Having made contact with the prey, hunting Salticidae administer a bite to inject rapidly acting venom that gives the victim little time to react. In this respect, they resemble the Mimetidae and Thomisidae, families that ambush prey that often are larger than the predator, and they do so without securing the victim with silk; they accordingly must immobilize it immediately and their venom is adapted accordingly.
If receptive to the male, the female will assume a passive, crouching position. In some species, the female may also vibrate her pedipalps or abdomen. The male will then extend his front legs towards the female to touch her. If the female remains receptive, the male will climb on the female's back and inseminate her with his pedipalps.
Jumping spiders are among the easiest to distinguish from similar spider families because of the shape of the cephalothorax and their eye patterns. The families closest to Salticidae in general appearance are the Corinnidae (distinguished also by prominent spines on the back four legs), the Oxyopidae (the lynx spiders, distinguished by very prominent spines on all legs), and the Thomisidae (the crab spiders, distinguished by their front four legs, which are very long and powerful). None of these families however, have eyes that resemble those of the Salticidae. Conversely, the legs of jumping spiders are not covered with any very prominent spines. Their front four legs generally are larger than the hind four, but not as dramatically so as those of the crab spiders, nor are they held in the outstretched-arms attitude characteristic of the Thomisidae. In spite of the length of their front legs, Salticidae depend on their rear legs for jumping. The generally larger front legs are used partly to assist in grasping prey, and in some species, the front legs and pedipalps are used in species-recognition signalling.

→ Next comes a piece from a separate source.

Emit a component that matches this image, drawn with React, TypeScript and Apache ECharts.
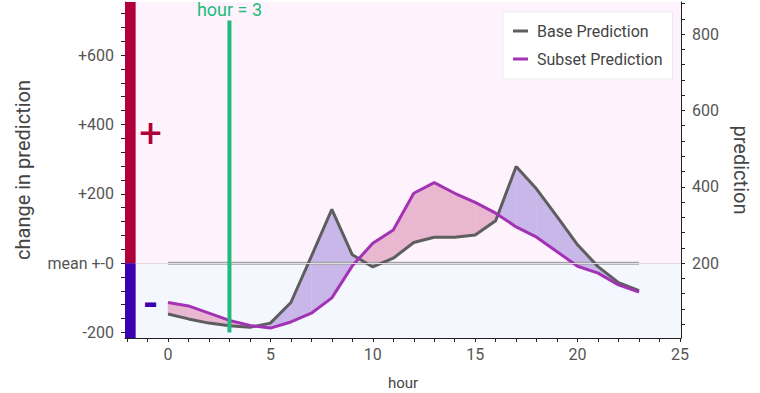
import React, { useEffect, useRef } from "react";
import * as echarts from "echarts";

const hours = [0, 1, 2, 3, 4, 5, 6, 7, 8, 9, 10, 11, 12, 13, 14, 15, 16, 17, 18, 19, 20, 21, 22, 23];
const basePrediction = [67, 54, 43, 36, 32, 43, 97, 218, 341, 222, 190, 213, 254, 268, 268, 274, 311, 453, 394, 322, 248, 191, 149, 128];
const subsetPrediction = [97, 88, 69, 50, 37, 30, 46, 69, 109, 193, 252, 287, 383, 411, 383, 359, 331, 295, 268, 230, 192, 174, 143, 124];
const meanPrediction = 200;
const selectedHour = 3;
const selectedRange = [-200, 700];
const changeTickLabels = [-200, 0, 200, 400, 600];
const predictionTickLabels = [200, 400, 600, 800];
const hourTickLabels = [0, 5, 10, 15, 20, 25];

const X_MIN = -2.1;
const X_MAX = 25.05;
const Y_MIN = 4;
const Y_MAX = 884;
const BAR_RIGHT = -1.58;

const range = (a: number, b: number, step: number) => {
  const out: number[] = [];
  for (let v = a; v <= b + 1e-9; v += step) out.push(v);
  return out;
};

const FONT = "Roboto";
const PINK_FILL = "#e9b8d0";
const LAV_FILL = "#cab7ea";

export default function App() {
  const ref = useRef<HTMLDivElement>(null);
  useEffect(() => {
    if (!ref.current) return;
    const chart = echarts.init(ref.current, undefined, { renderer: "svg" });

    const fillRender = (params: any, api: any) => {
      const i = params.dataIndex;
      if (i >= hours.length - 1) return null;
      const h0 = hours[i], h1 = hours[i + 1];
      const b0 = api.coord([h0, basePrediction[i]]);
      const b1 = api.coord([h1, basePrediction[i + 1]]);
      const s0 = api.coord([h0, subsetPrediction[i]]);
      const s1 = api.coord([h1, subsetPrediction[i + 1]]);
      const d0 = subsetPrediction[i] - basePrediction[i];
      const d1 = subsetPrediction[i + 1] - basePrediction[i + 1];
      const col = (d: number) => (d > 0 ? PINK_FILL : LAV_FILL);
      const children: any[] = [];
      if (d0 * d1 >= 0) {
        children.push({
          type: "polygon",
          shape: { points: [b0, b1, s1, s0] },
          style: { fill: col(d0 + d1), stroke: col(d0 + d1), lineWidth: 0.5 },
        });
      } else {
        const t = d0 / (d0 - d1);
        const c = api.coord([
          h0 + t * (h1 - h0),
          basePrediction[i] + t * (basePrediction[i + 1] - basePrediction[i]),
        ]);
        children.push({
          type: "polygon",
          shape: { points: [b0, c, s0] },
          style: { fill: col(d0), stroke: col(d0), lineWidth: 0.5 },
        });
        children.push({
          type: "polygon",
          shape: { points: [c, b1, s1] },
          style: { fill: col(d1), stroke: col(d1), lineWidth: 0.5 },
        });
      }
      return { type: "group", children };
    };

    const option: any = {
      animation: false,
      textStyle: { fontFamily: FONT },
      grid: { left: 125, right: 79, top: 2, bottom: 55, containLabel: false, outerBoundsMode: "none" },
      legend: {
        orient: "vertical",
        left: 503,
        top: 12,
        padding: [11, 10, 12, 10],
        itemGap: 12,
        itemWidth: 15,
        itemHeight: 3,
        icon: "rect",
        backgroundColor: "#ffffff",
        borderColor: "#ececec",
        borderWidth: 1,
        textStyle: { fontFamily: FONT, fontSize: 16, color: "#444", padding: [0, 0, 0, 4] },
        data: ["Base Prediction", "Subset Prediction"],
      },
      xAxis: {
        type: "value",
        min: X_MIN,
        max: X_MAX,
        name: "hour",
        nameLocation: "middle",
        nameGap: 37,
        nameTextStyle: { fontFamily: FONT, fontSize: 15, color: "#444" },
        axisLine: { show: true, onZero: false, lineStyle: { color: "#222", width: 1 } },
        axisTick: { show: true, length: 4, lineStyle: { color: "#222" }, customValues: range(-2, 25, 1) },
        axisLabel: { fontFamily: FONT, fontSize: 16, color: "#555", margin: 8, customValues: hourTickLabels },
        splitLine: { show: false },
      },
      yAxis: [
        {
          type: "value",
          position: "left",
          min: -216,
          max: 753,
          name: "change in prediction",
          nameLocation: "middle",
          nameGap: 92,
          nameTextStyle: { fontFamily: FONT, fontSize: 20, color: "#444" },
          axisLine: { show: true, onZero: false, lineStyle: { color: "#222" } },
          axisTick: { show: true, length: 4, lineStyle: { color: "#222" }, customValues: range(-200, 720, 40) },
          axisLabel: {
            fontFamily: FONT,
            fontSize: 16,
            color: "#555",
            margin: 11,
            customValues: changeTickLabels,
            formatter: (v: number) => (v === 0 ? "mean +-0" : v > 0 ? "+" + v : String(v)),
          },
          splitLine: { show: false },
        },
        {
          type: "value",
          position: "right",
          min: Y_MIN,
          max: Y_MAX,
          name: "prediction",
          nameLocation: "middle",
          nameGap: 50,
          nameRotate: -90,
          nameTextStyle: { fontFamily: FONT, fontSize: 20, color: "#444" },
          axisLine: { show: true, onZero: false, lineStyle: { color: "#222" } },
          axisTick: { show: true, length: 4, lineStyle: { color: "#222" }, customValues: range(40, 880, 40) },
          axisLabel: { fontFamily: FONT, fontSize: 16, color: "#555", margin: 11, customValues: predictionTickLabels },
          splitLine: { show: false },
        },
      ],
      series: [
        {
          name: "bg",
          type: "line",
          yAxisIndex: 1,
          z: 0,
          data: [[0, meanPrediction]],
          showSymbol: false,
          symbol: "none",
          lineStyle: { opacity: 0 },
          silent: true,
          markArea: {
            silent: true,
            label: { show: false },
            data: [
              [{ coord: [X_MIN, meanPrediction], itemStyle: { color: "#fef3fc" } }, { coord: [X_MAX, Y_MAX] }],
              [{ coord: [X_MIN, Y_MIN], itemStyle: { color: "#f4f7fe" } }, { coord: [X_MAX, meanPrediction] }],
              [{ coord: [X_MIN, meanPrediction], itemStyle: { color: "#b0003a" } }, { coord: [BAR_RIGHT, Y_MAX] }],
              [{ coord: [X_MIN, Y_MIN], itemStyle: { color: "#3a00b0" } }, { coord: [BAR_RIGHT, meanPrediction] }],
            ],
          },
          markLine: {
            silent: true,
            symbol: "none",
            label: { show: false },
            lineStyle: { color: "#e2dce6", width: 1, type: "solid" },
            data: [[{ coord: [BAR_RIGHT, meanPrediction] }, { coord: [X_MAX, meanPrediction] }]],
          },
        },
        {
          name: "fill",
          type: "custom",
          yAxisIndex: 1,
          z: 1,
          silent: true,
          renderItem: fillRender,
          data: hours.map((h, i) => [h, basePrediction[i]]),
        },
        {
          name: "mean",
          type: "line",
          yAxisIndex: 1,
          z: 2,
          symbol: "none",
          silent: true,
          lineStyle: { color: "#a3a3a3", width: 3 },
          data: [[hours[0], meanPrediction], [hours[hours.length - 1], meanPrediction]],
        },
        {
          name: "Base Prediction",
          type: "line",
          yAxisIndex: 1,
          z: 3,
          symbol: "none",
          color: "#5e5e5e",
          lineStyle: { color: "#5e5e5e", width: 3 },
          data: hours.map((h, i) => [h, basePrediction[i]]),
        },
        {
          name: "Subset Prediction",
          type: "line",
          yAxisIndex: 1,
          z: 4,
          symbol: "none",
          color: "#a233b5",
          lineStyle: { color: "#a233b5", width: 3 },
          data: hours.map((h, i) => [h, subsetPrediction[i]]),
        },
        {
          name: "selected",
          type: "line",
          yAxisIndex: 0,
          z: 5,
          symbol: "none",
          silent: true,
          lineStyle: { color: "#1dbb7c", width: 4 },
          data: [
            [selectedHour, selectedRange[0]],
            [selectedHour, selectedRange[1]],
          ],
          markPoint: {
            silent: true,
            symbol: "circle",
            symbolSize: 0,
            label: {
              show: true,
              position: "top",
              distance: 2,
              formatter: "hour = " + selectedHour,
              fontFamily: FONT,
              fontSize: 18,
              color: "#1dbb7c",
            },
            data: [{ coord: [selectedHour, selectedRange[1]] }],
          },
        },
      ],
      graphic: [
        {
          type: "text",
          x: 150.5,
          y: 133,
          style: { text: "+", font: "normal 40px Roboto", fill: "#b0003a", align: "center", verticalAlign: "middle" },
          z: 10,
        },
        {
          type: "text",
          x: 150.5,
          y: 303,
          style: { text: "-", font: "bold 40px Roboto", fill: "#3a00b0", align: "center", verticalAlign: "middle" },
          z: 10,
        },
      ],
    };
    chart.setOption(option);
    return () => chart.dispose();
  }, []);
  return <div ref={ref} style={{ position: "absolute", left: 0, top: 0, width: 760, height: 393 }} />;
}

The jumping spiders, unlike the other families, have faces that are roughly rectangular surfaces perpendicular to their direction of motion. In effect this means that their forward-looking, anterior eyes are on "flat faces", as shown in the photographs. Their eye pattern is the clearest single identifying characteristic. They have eight eyes, as illustrated.Most diagnostic are the front row of four eyes, in which the anterior median pair are more dramatically prominent than any other spider eyes apart from the posterior median eyes of the Deinopidae. There is, however, a radical functional difference between the major (AME) eyes of Salticidae and the major (PME) eyes of the Deinopidae; the large posterior eyes of Deinopidae are adapted mainly to vision in dim light, whereas the large anterior eyes of Salticidae are adapted to detailed, three-dimensional vision for purposes of estimating the range, direction, and nature of potential prey, permitting the spider to direct its attacking leaps with great precision. The anterior lateral eyes, though large, are smaller than the AME and provide a wider forward field of vision.

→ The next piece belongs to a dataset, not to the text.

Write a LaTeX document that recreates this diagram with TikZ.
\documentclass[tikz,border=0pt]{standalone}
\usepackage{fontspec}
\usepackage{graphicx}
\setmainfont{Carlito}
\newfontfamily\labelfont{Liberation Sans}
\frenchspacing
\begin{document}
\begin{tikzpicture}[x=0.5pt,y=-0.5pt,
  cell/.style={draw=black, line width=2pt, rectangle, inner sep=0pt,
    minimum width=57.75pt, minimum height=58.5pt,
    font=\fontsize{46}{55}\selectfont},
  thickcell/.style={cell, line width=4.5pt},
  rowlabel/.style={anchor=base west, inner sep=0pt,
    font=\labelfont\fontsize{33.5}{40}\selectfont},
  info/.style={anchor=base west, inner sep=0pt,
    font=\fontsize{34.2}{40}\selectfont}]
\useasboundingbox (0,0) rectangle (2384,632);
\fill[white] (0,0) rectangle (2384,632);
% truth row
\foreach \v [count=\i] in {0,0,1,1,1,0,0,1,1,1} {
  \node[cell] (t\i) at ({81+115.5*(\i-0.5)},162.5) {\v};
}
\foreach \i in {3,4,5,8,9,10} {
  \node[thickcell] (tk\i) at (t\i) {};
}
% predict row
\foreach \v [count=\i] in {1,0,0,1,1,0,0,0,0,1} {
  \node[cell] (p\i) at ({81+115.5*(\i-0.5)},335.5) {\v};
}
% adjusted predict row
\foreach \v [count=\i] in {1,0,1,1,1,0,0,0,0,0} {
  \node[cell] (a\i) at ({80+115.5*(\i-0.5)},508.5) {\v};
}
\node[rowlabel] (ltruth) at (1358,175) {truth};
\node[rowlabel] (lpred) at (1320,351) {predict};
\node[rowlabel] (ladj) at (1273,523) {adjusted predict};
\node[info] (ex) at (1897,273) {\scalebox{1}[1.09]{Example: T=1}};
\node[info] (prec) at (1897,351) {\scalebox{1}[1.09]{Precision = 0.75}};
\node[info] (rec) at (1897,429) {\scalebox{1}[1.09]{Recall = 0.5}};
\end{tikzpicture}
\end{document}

The rear row of four eyes may be described as strongly bent, or as being rearranged into two rows, with two large posterior lateral eyes being the furthest back. They serve for lateral vision. The posterior median eyes also have been shifted out laterally, almost as far as the posterior lateral eyes. They are usually much smaller than the posterior lateral eyes and there is doubt about whether they are at all functional in many species.

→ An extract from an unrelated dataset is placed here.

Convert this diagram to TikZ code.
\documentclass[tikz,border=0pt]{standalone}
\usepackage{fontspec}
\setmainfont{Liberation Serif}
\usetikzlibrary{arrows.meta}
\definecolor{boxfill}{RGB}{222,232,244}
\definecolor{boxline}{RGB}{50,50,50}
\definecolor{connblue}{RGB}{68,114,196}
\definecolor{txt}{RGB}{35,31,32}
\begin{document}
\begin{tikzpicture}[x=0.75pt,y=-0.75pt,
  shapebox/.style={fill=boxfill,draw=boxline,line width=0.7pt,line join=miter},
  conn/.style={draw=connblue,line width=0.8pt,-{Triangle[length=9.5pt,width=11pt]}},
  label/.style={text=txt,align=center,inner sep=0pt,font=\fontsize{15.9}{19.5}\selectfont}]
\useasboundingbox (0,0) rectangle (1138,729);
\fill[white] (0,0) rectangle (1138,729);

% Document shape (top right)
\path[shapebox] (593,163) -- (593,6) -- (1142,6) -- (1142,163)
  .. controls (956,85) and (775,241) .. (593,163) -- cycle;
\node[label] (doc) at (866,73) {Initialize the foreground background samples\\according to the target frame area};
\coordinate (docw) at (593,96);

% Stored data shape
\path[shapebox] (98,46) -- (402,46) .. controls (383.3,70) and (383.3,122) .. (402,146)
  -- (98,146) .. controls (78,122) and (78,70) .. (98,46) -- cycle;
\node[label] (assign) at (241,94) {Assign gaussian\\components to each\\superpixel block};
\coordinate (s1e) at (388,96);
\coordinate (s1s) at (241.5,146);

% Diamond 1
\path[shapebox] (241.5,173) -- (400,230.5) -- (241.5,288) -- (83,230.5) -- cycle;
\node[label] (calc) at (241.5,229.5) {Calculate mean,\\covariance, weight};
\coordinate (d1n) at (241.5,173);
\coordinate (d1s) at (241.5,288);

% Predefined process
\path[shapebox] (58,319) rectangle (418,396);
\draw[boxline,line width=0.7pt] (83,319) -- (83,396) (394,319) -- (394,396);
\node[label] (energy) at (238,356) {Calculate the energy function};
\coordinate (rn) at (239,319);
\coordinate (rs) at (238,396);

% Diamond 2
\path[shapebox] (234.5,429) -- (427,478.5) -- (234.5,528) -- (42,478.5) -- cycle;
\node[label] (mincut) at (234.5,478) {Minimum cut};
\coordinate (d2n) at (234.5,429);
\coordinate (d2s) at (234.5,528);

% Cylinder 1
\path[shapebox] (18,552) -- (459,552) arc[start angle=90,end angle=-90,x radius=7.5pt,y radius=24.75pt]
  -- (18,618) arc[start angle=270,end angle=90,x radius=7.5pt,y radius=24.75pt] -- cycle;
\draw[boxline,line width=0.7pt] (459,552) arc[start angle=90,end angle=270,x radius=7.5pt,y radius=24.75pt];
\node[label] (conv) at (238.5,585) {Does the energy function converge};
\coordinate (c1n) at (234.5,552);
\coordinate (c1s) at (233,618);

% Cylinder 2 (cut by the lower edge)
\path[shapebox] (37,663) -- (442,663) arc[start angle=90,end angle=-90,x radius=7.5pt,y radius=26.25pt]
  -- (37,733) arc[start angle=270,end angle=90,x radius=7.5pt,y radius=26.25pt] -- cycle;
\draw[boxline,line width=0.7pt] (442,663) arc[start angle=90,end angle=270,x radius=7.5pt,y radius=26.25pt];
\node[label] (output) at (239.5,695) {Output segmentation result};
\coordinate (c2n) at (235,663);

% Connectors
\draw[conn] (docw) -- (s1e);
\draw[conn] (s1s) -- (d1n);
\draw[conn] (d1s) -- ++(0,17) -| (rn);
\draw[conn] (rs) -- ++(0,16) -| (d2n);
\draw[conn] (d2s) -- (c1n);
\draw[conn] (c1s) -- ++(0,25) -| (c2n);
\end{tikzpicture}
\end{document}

The body length of jumping spiders generally ranges from 1 to 25 mm (0.04–0.98 in). The largest is Hyllus giganteus, while other genera with relatively large species include Phidippus, Philaeus and Plexippus.
In addition to using their silk for safety lines while jumping, they also build silken "pup tents", where they take shelter from bad weather and sleep at night. They molt in these shelters, build and store egg cases in them, and also spend the winter in them.